3. 油分や香味野菜でコクと香りをプラスする
植物油(菜種油、ごま油、米油など)は、香ばしさやコクを与える上で重要です。特にごま油や太白ごま油は、和食に合う香りを添えてくれます。
また、生姜、にんにく、ねぎ、みょうが、大葉などの香味野菜は、料理にアクセントを加え、風味を引き締める役割を果たします。代替肉の臭みを抑えたい場合や、淡白な素材にパンチを加えたい場合に効果的です。
4. うま味の相乗効果を意識した組み合わせ
異なるうま味成分を含む素材を組み合わせることで、料理全体のうま味を増強できます。
- 昆布だし(グルタミン酸)と干ししいたけ(グアニル酸)を合わせただしの利用。
- 味噌汁や煮物に、豆腐(グルタミン酸)ときのこ(グアニル酸)を入れる。
- 代替肉の炒め物に、炒め玉ねぎ(グルタミン酸)と醤油麹(グルタミン酸、その他)を組み合わせる。

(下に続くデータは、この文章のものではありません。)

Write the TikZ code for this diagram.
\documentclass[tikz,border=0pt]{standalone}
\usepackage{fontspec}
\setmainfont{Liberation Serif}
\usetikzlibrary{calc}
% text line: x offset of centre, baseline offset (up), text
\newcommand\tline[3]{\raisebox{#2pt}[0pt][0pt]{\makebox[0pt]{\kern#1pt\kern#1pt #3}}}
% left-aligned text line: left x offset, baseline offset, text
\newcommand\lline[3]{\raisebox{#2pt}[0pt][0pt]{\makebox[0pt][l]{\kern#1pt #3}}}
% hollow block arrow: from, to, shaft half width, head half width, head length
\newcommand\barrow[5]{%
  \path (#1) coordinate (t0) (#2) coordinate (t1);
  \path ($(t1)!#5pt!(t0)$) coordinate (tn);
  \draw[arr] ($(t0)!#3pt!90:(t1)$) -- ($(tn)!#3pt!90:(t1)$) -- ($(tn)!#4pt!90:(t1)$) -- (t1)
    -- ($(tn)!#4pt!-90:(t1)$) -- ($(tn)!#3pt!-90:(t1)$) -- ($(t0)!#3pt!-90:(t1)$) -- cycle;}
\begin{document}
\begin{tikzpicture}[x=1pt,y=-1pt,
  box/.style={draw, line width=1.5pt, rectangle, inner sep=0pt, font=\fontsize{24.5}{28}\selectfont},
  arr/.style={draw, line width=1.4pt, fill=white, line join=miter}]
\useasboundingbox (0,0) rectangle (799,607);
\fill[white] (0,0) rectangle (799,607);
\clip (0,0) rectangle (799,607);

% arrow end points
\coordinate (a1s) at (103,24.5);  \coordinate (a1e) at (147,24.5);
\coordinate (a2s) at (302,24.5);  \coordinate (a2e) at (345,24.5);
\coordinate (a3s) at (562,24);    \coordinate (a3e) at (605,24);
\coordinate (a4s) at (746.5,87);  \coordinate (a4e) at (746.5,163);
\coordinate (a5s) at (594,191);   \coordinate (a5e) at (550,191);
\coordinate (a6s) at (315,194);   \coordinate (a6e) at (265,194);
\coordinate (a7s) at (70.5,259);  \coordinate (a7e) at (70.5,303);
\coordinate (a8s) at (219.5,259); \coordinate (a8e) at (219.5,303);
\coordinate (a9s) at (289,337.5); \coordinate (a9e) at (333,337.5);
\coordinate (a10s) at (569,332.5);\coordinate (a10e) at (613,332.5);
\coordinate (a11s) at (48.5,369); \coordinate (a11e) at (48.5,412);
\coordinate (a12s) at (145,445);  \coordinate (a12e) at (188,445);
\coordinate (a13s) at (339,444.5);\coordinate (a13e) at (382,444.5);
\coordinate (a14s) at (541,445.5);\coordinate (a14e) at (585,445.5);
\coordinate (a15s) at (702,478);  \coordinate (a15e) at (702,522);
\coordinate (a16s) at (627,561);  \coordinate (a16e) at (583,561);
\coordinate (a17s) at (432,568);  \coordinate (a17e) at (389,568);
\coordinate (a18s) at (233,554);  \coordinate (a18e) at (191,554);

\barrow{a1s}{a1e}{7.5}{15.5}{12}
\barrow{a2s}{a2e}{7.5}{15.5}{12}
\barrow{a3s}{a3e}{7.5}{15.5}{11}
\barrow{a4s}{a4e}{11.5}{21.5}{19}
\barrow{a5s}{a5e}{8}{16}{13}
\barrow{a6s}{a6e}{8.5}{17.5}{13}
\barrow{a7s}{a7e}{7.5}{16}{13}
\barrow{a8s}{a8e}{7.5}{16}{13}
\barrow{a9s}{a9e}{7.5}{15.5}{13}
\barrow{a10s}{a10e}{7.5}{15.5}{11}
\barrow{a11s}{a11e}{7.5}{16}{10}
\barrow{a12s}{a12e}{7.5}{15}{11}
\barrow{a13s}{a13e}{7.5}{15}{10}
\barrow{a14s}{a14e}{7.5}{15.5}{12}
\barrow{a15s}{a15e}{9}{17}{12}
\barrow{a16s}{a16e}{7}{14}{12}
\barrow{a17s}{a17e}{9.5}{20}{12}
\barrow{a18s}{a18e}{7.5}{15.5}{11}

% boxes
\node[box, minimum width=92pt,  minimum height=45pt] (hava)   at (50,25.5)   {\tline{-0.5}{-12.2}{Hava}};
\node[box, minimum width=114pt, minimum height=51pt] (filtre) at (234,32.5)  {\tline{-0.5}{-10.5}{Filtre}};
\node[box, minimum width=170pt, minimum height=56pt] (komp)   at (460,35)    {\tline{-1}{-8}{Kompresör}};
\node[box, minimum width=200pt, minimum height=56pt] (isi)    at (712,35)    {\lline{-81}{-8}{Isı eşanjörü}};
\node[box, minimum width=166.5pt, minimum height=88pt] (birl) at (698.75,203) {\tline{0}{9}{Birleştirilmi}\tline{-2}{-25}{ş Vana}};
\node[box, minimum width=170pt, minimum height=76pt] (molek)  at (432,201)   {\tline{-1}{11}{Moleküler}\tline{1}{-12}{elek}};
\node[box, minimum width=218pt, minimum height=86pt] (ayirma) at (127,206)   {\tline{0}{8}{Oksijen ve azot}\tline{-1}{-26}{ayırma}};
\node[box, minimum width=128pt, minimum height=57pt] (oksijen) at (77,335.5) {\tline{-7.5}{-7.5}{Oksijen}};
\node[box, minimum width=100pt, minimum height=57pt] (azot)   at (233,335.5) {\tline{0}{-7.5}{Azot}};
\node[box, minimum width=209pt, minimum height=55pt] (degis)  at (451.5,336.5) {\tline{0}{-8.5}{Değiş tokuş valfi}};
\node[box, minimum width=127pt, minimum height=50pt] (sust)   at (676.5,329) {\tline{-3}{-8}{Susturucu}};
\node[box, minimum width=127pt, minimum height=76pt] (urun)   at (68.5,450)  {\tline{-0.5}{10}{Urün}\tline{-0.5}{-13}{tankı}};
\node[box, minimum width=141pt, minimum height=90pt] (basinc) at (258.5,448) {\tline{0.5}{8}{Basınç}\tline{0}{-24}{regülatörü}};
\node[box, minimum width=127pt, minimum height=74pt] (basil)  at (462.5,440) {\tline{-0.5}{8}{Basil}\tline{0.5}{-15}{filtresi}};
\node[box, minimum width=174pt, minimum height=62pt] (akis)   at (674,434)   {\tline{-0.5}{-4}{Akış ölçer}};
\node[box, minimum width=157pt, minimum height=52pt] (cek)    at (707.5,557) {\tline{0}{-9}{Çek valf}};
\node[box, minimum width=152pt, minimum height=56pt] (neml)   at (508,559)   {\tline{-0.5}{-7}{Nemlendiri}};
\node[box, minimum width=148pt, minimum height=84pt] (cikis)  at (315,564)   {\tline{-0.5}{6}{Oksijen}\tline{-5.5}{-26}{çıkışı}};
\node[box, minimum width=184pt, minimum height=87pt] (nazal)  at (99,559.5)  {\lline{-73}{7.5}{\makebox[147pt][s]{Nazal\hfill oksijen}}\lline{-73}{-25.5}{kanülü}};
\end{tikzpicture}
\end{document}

これらの組み合わせを意識するだけで、単独で使うよりも遥かに深いうま味を引き出すことができます。
家族みんなで楽しめる和食への応用例
これらのヒントを活かした具体的な料理例をいくつかご紹介します。
- 大豆ミートのそぼろ丼: 大豆ミートを戻し、生姜、にんにくと一緒に炒めます。味付けは醤油、みりん、砂糖に加え、少量の味噌と醤油麹でコクと風味をプラス。ご飯に乗せるだけでなく、卵焼きの具やきんぴらごぼうに混ぜても美味しく、家族みんなが食べやすい一品です。

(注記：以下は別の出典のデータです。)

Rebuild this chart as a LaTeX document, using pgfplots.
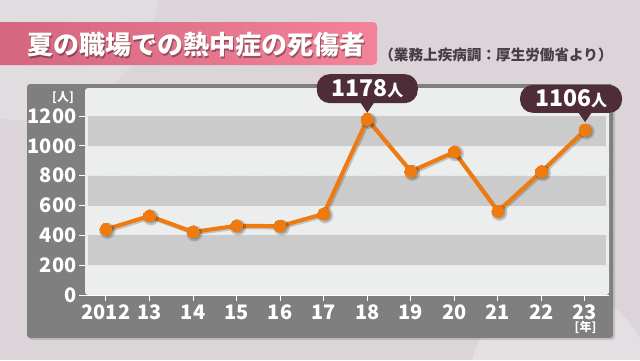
\documentclass[border=0pt]{standalone}
\usepackage{pgfplots}
\pgfplotsset{compat=1.18}
\usepackage{fontspec}
\setmainfont{Noto Sans CJK JP}
\definecolor{bg}{HTML}{DBD5D9}
\definecolor{panel}{HTML}{7F7F7F}
\definecolor{innerc}{HTML}{ECEEEE}
\definecolor{band}{HTML}{CBCBCB}
\definecolor{orng}{HTML}{EE7A10}
\definecolor{callout}{HTML}{4E2D38}
\definecolor{titleL}{HTML}{D3657F}
\definecolor{titleR}{HTML}{F28399}
\definecolor{subt}{HTML}{4A3D45}
\begin{document}
\begin{tikzpicture}[x=1pt,y=1pt]
\useasboundingbox (0,0) rectangle (640,360);
\fill[bg] (0,0) rectangle (640,360);
\begin{scope}
\clip (0,0) rectangle (640,360);
\fill[white,opacity=0.18] (20,380) circle (140);
\fill[white,opacity=0.25] (560,-20) circle (90);
\end{scope}
% title
\shade[left color=titleL,right color=titleR,rounded corners=4pt] (-6,295) rectangle (377,338);
\node[anchor=west,text=black,opacity=0.35,inner sep=0pt] at (28.5,313.5) {\fontsize{26}{26}\selectfont\bfseries 夏の職場での熱中症の死傷者};
\node[anchor=west,text=white,inner sep=0pt] at (27,315) {\fontsize{26}{26}\selectfont\bfseries 夏の職場での熱中症の死傷者};
\node[anchor=center,text=subt,inner sep=0pt] at (496,305) {\fontsize{14.6}{14.6}\selectfont\bfseries （業務上疾病調：厚生労働省より）};
% panel
\fill[black,opacity=0.12,rounded corners=3pt] (29,20) rectangle (615,274);
\fill[panel,rounded corners=3pt] (27,22) rectangle (613,276);
\fill[innerc,rounded corners=3pt] (85,65) rectangle (609,272);
\node[text=white,inner sep=0pt] at (63,262.5) {\fontsize{12}{12}\selectfont\bfseries [人]};
\node[text=white,inner sep=0pt] at (585.5,32.5) {\fontsize{12}{12}\selectfont\bfseries [年]};
\begin{axis}[
  at={(85pt,65pt)}, anchor=south west, scale only axis,
  width=524pt, height=207pt,
  xmin=2011.52, xmax=2023.55, ymin=0, ymax=1388,
  clip=false,
  axis y line*=left, axis x line*=bottom,
  y axis line style={draw=none},
  x axis line style={draw=white, line width=1pt},
  xtick={2012,...,2023},
  xticklabels={2012,13,14,15,16,17,18,19,20,21,22,23},
  ytick={0,200,400,600,800,1000,1200},
  yticklabels={0,200,400,600,800,1000,1200},
  tick align=outside,
  major tick length=6pt,
  tick style={white, line width=1pt},
  every tick label/.append style={text=white, font=\fontsize{20}{20}\selectfont\bfseries},
  /pgf/number format/assume math mode=true,
  ymajorgrids,
  grid style={white!80!gray, dash pattern=on 2pt off 1.5pt, line width=0.6pt},
  xticklabel style={yshift=0pt},
  yticklabel style={xshift=1pt},
]
\fill[band] (axis cs:2011.59,200) rectangle (axis cs:2023.48,400);
\fill[band] (axis cs:2011.59,600) rectangle (axis cs:2023.48,800);
\fill[band] (axis cs:2011.59,1000) rectangle (axis cs:2023.48,1200);
\addplot[black, opacity=0.18, line width=4pt, line join=round, mark=*, mark size=6pt, shift={(1.5pt,-1.5pt)}] coordinates {
(2012,440) (2013,530) (2014,423) (2015,464) (2016,462) (2017,544)
(2018,1178) (2019,829) (2020,959) (2021,561) (2022,827) (2023,1106)};
\addplot[orng, line width=4pt, line join=round, mark=*, mark size=6pt, mark options={fill=orng, draw=orng, line width=0pt}] coordinates {
(2012,440) (2013,530) (2014,423) (2015,464) (2016,462) (2017,544)
(2018,1178) (2019,829) (2020,959) (2021,561) (2022,827) (2023,1106)};
\begin{scope}[shift={(axis cs:2018,1178)}]
\fill[callout] (-7pt,17pt) -- (0pt,6.5pt) -- (7pt,17pt) -- cycle;
\node[fill=callout, rounded corners=13pt, minimum width=101pt, minimum height=29pt, anchor=south, text=white, inner sep=0pt] at (0pt,16pt) {{\fontsize{23}{23}\selectfont\bfseries 1178}{\fontsize{16}{16}\selectfont\bfseries 人}};
\end{scope}
\begin{scope}[shift={(axis cs:2023,1106)}]
\fill[callout] (-7pt,18pt) -- (0pt,8pt) -- (7pt,18pt) -- cycle;
\node[fill=callout, rounded corners=13pt, minimum width=102pt, minimum height=28pt, anchor=south, text=white, inner sep=0pt] at (-14pt,17pt) {{\fontsize{23}{23}\selectfont\bfseries 1106}{\fontsize{16}{16}\selectfont\bfseries 人}};
\end{scope}
\end{axis}
\end{tikzpicture}
\end{document}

- 植物性素材の筑前煮: 根菜類、こんにゃく、干ししいたけ、油揚げなどを使います。だしは昆布と干ししいたけで取り、煮汁には醤油、みりん、砂糖に加えて、隠し味に塩麹を少量使うと、素材のうま味が引き立ち、柔らかく仕上がります。
- 代替魚の煮付け: 代替魚をさっと湯通しし、昆布だしと醤油、みりん、砂糖、生姜で煮付けます。生姜は代替魚の風味を整え、昆布だしがうま味を補います。
まとめ:新しい和食の楽しみ方
プラントベース食材や代替食品は、日本の食卓、特に和食においても新しい可能性を開く存在です。伝統的な「うま味」の知恵と、これらの新しい食材を上手に組み合わせることで、家族みんなが笑顔になる、美味しく、そして身体にも環境にも優しい和食を作ることができます。
最初は戸惑うことがあるかもしれませんが、今回ご紹介した植物性のうま味素材の活用、発酵食品の利用、油分や香味野菜の工夫、そしてうま味の相乗効果を意識することで、きっと新しい和食の世界が広がるはずです。ぜひ、ご家庭の食卓でこれらのヒントを試してみてください。